| DATA PROVIDED |
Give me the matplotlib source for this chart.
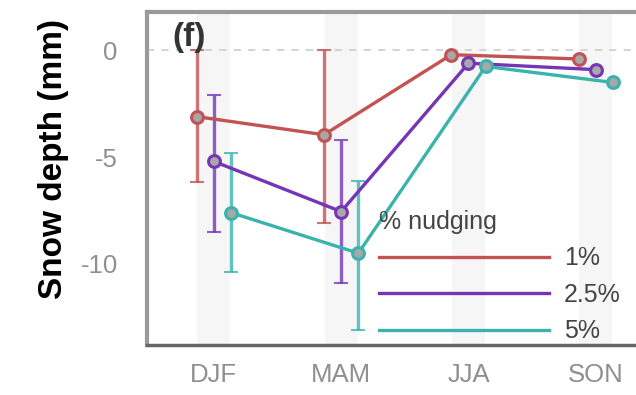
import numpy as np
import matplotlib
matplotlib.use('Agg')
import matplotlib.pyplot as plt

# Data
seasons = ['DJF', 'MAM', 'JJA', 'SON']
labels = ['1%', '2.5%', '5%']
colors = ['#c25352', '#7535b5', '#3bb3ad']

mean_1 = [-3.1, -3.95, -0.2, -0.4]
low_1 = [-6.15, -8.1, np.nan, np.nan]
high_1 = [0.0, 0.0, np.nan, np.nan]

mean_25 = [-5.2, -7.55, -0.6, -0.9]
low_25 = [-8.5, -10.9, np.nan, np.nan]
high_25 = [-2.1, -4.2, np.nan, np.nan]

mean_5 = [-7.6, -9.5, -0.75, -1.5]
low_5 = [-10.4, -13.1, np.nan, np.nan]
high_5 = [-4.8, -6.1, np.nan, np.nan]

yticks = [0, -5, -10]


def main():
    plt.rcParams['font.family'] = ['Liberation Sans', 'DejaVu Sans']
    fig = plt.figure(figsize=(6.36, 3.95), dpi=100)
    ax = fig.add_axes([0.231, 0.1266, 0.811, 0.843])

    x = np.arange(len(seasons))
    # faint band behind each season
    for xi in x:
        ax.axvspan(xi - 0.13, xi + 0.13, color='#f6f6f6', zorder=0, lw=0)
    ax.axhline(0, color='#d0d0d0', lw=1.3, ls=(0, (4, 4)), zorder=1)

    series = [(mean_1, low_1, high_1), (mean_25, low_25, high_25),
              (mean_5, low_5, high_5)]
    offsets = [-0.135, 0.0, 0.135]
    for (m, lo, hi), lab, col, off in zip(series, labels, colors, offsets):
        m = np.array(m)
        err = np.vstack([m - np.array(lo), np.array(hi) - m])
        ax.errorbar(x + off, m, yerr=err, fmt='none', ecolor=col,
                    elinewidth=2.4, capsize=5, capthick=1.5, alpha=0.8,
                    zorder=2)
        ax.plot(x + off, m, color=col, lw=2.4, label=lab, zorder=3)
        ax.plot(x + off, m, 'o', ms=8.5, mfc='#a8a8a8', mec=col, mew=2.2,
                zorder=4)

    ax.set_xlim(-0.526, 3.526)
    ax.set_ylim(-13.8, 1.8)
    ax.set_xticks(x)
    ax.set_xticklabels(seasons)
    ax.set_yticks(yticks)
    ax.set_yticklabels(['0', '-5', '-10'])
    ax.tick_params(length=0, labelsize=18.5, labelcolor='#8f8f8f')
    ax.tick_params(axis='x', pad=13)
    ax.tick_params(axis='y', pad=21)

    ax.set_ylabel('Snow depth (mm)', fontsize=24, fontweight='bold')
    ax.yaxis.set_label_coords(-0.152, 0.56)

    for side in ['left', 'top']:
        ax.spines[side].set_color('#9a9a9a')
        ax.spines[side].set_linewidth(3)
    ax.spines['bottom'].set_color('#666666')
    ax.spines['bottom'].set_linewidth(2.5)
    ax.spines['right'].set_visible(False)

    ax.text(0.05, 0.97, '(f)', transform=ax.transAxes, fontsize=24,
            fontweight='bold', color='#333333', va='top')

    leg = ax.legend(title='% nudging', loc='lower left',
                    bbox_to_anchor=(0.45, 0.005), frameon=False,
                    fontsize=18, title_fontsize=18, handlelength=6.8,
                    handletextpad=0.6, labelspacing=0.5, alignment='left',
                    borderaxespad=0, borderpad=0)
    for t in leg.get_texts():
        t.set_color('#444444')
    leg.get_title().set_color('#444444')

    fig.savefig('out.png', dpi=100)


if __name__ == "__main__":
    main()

| WHAT THE EXERCISE ASKS |
Go through the material above and print all of it exactly, except the pictures.

| ANSWER TO THIS TASK |
Give me the matplotlib source for this chart.
import numpy as np
import matplotlib
matplotlib.use('Agg')
import matplotlib.pyplot as plt

# Data
seasons = ['DJF', 'MAM', 'JJA', 'SON']
labels = ['1%', '2.5%', '5%']
colors = ['#c25352', '#7535b5', '#3bb3ad']

mean_1 = [-3.1, -3.95, -0.2, -0.4]
low_1 = [-6.15, -8.1, np.nan, np.nan]
high_1 = [0.0, 0.0, np.nan, np.nan]

mean_25 = [-5.2, -7.55, -0.6, -0.9]
low_25 = [-8.5, -10.9, np.nan, np.nan]
high_25 = [-2.1, -4.2, np.nan, np.nan]

mean_5 = [-7.6, -9.5, -0.75, -1.5]
low_5 = [-10.4, -13.1, np.nan, np.nan]
high_5 = [-4.8, -6.1, np.nan, np.nan]

yticks = [0, -5, -10]


def main():
    plt.rcParams['font.family'] = ['Liberation Sans', 'DejaVu Sans']
    fig = plt.figure(figsize=(6.36, 3.95), dpi=100)
    ax = fig.add_axes([0.231, 0.1266, 0.811, 0.843])

    x = np.arange(len(seasons))
    # faint band behind each season
    for xi in x:
        ax.axvspan(xi - 0.13, xi + 0.13, color='#f6f6f6', zorder=0, lw=0)
    ax.axhline(0, color='#d0d0d0', lw=1.3, ls=(0, (4, 4)), zorder=1)

    series = [(mean_1, low_1, high_1), (mean_25, low_25, high_25),
              (mean_5, low_5, high_5)]
    offsets = [-0.135, 0.0, 0.135]
    for (m, lo, hi), lab, col, off in zip(series, labels, colors, offsets):
        m = np.array(m)
        err = np.vstack([m - np.array(lo), np.array(hi) - m])
        ax.errorbar(x + off, m, yerr=err, fmt='none', ecolor=col,
                    elinewidth=2.4, capsize=5, capthick=1.5, alpha=0.8,
                    zorder=2)
        ax.plot(x + off, m, color=col, lw=2.4, label=lab, zorder=3)
        ax.plot(x + off, m, 'o', ms=8.5, mfc='#a8a8a8', mec=col, mew=2.2,
                zorder=4)

    ax.set_xlim(-0.526, 3.526)
    ax.set_ylim(-13.8, 1.8)
    ax.set_xticks(x)
    ax.set_xticklabels(seasons)
    ax.set_yticks(yticks)
    ax.set_yticklabels(['0', '-5', '-10'])
    ax.tick_params(length=0, labelsize=18.5, labelcolor='#8f8f8f')
    ax.tick_params(axis='x', pad=13)
    ax.tick_params(axis='y', pad=21)

    ax.set_ylabel('Snow depth (mm)', fontsize=24, fontweight='bold')
    ax.yaxis.set_label_coords(-0.152, 0.56)

    for side in ['left', 'top']:
        ax.spines[side].set_color('#9a9a9a')
        ax.spines[side].set_linewidth(3)
    ax.spines['bottom'].set_color('#666666')
    ax.spines['bottom'].set_linewidth(2.5)
    ax.spines['right'].set_visible(False)

    ax.text(0.05, 0.97, '(f)', transform=ax.transAxes, fontsize=24,
            fontweight='bold', color='#333333', va='top')

    leg = ax.legend(title='% nudging', loc='lower left',
                    bbox_to_anchor=(0.45, 0.005), frameon=False,
                    fontsize=18, title_fontsize=18, handlelength=6.8,
                    handletextpad=0.6, labelspacing=0.5, alignment='left',
                    borderaxespad=0, borderpad=0)
    for t in leg.get_texts():
        t.set_color('#444444')
    leg.get_title().set_color('#444444')

    fig.savefig('out.png', dpi=100)


if __name__ == "__main__":
    main()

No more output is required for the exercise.